During a select committee session in Parliament on 22 February 2010 to examine the National Audit Office's (NAO) report on HMRC's telephone services, Leigh told departmental officials: "During the tax credit renewals peak in 2008 you only managed to answer a third of calls. So these are vulnerable people with desperate problems and you are only answering a third of their calls.

"Now frankly this may be because your workforce is only spending around 38% of its time dealing with customers… so you are not running an efficient organisation," he added.

Lesley Strathie, permanent secretary and chief executive of HMRC, responded that Leigh was being "slightly unfair" because he was referring to the period April 2008 to March 2009. She added the NAO's report has recognised improvements in its calls handling,.

"We are now at the end of January achieving an average of 77% of calls answered, against 55% last year," she said. However, she admitted that "we still have a way to go" to achieve a target of 89%.
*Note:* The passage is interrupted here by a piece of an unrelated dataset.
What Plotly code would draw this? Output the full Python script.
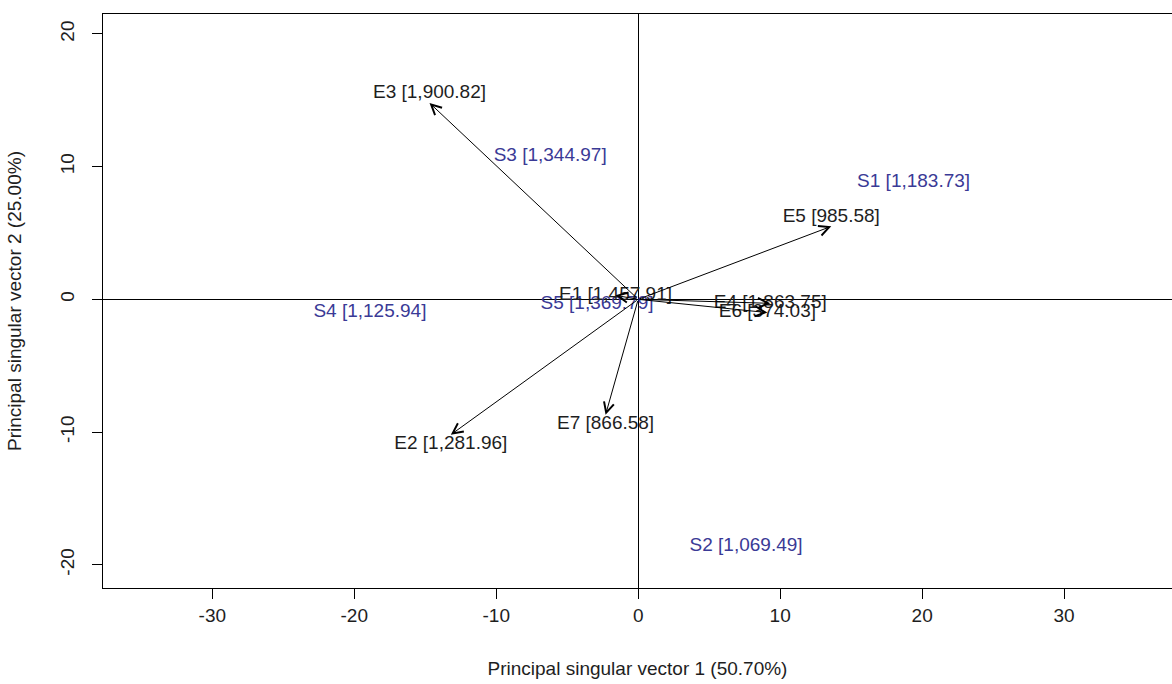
import plotly.graph_objects as go

# Environment vectors (arrow end points) and labels
env_names = ["E1 [1,457.91]", "E2 [1,281.96]", "E3 [1,900.82]", "E4 [1,863.75]",
             "E5 [985.58]", "E6 [374.03]", "E7 [866.58]"]
env_x = [-1.6, -13.2, -14.7, 9.3, 13.6, 9.1, -2.3]
env_y = [0.3, -10.2, 14.8, -0.3, 5.5, -1.0, -8.7]
env_textpos = ["middle center", "bottom center", "top center", "middle center",
               "top center", "middle center", "bottom center"]

# Genotype (sample) scores
gen_names = ["S1 [1,183.73]", "S2 [1,069.49]", "S3 [1,344.97]", "S4 [1,125.94]", "S5 [1,369.79]"]
gen_x = [19.4, 7.6, -6.2, -18.9, -2.9]
gen_y = [8.8, -18.6, 10.8, -1.0, -0.4]

x_ticks = [-30, -20, -10, 0, 10, 20, 30]
y_ticks = [-20, -10, 0, 10, 20]

FONT = "Liberation Sans, Arial, sans-serif"
BLUE = "#3a3a96"
TXT = "#1e1e1e"
FS = 19

fig = go.Figure()

fig.add_trace(go.Scatter(
    x=gen_x, y=gen_y, mode="text", text=gen_names,
    textposition="middle center",
    textfont=dict(family=FONT, size=FS, color=BLUE),
    hoverinfo="skip", showlegend=False))

fig.add_trace(go.Scatter(
    x=env_x, y=env_y, mode="text", text=env_names,
    textposition=env_textpos,
    textfont=dict(family=FONT, size=FS, color=TXT),
    hoverinfo="skip", showlegend=False))

for ex, ey in zip(env_x, env_y):
    fig.add_annotation(x=ex, y=ey, ax=0, ay=0, xref="x", yref="y",
                       axref="x", ayref="y", text="", showarrow=True,
                       arrowhead=5, arrowsize=2.0, arrowwidth=1,
                       arrowcolor="#000000", standoff=0, startstandoff=0)

fig.update_layout(
    width=1172, height=684,
    margin=dict(l=103, r=0, t=14, b=96),
    paper_bgcolor="white", plot_bgcolor="white",
    font=dict(family=FONT, size=FS, color=TXT),
    showlegend=False,
)

fig.update_xaxes(
    range=[-37.7, 37.6], tickvals=x_ticks, ticktext=[str(v) for v in x_ticks],
    showgrid=False, zeroline=True, zerolinecolor="#000000", zerolinewidth=1,
    showline=True, linecolor="#000000", linewidth=1, mirror=True,
    ticks="outside", ticklen=10, tickcolor="#000000",
    tickfont=dict(family=FONT, size=FS, color=TXT),
    title=dict(text="Principal singular vector 1 (50.70%)", standoff=36,
               font=dict(family=FONT, size=FS, color=TXT)),
)
fig.update_yaxes(
    range=[-21.75, 21.5], tickvals=y_ticks, ticktext=[str(v) for v in y_ticks],
    showgrid=False, zeroline=True, zerolinecolor="#000000", zerolinewidth=1,
    showline=True, linecolor="#000000", linewidth=1, mirror=False,
    ticks="outside", ticklen=10, tickcolor="#000000", tickangle=-90,
    ticklabelstandoff=10,
    tickfont=dict(family=FONT, size=FS, color=TXT),
    title=dict(text="Principal singular vector 2 (25.00%)", standoff=30,
               font=dict(family=FONT, size=FS, color=TXT)),
)

fig.write_html("out.html")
Responding to a question from Conservative MP Angela Browning about how the department is preventing avoidable contacts, HMRC's customer contact director Chris Hopson said it had put in place a system whereby staff have been asked to alert the management every time they believe a call is unnecessary.

"I will give you a very specific example," he said. "We send out a letter every year to those people who are completing self-assessment for the first time. We sent out about 660,000 of these letters and it was very clear from the feedback that there was one element of the letter that was confusing people. So we have now changed that letter and saved ourselves 88,000 phone calls as a result."

Leigh asked how the department met the needs of many people, including many of the elderly, who prefer face to face contact to "talking to a machine".

Strathie responded there was a "very low" requirement for face to face contact and that the proportion of customers who say the telephone is their preferred channel is more than 80%.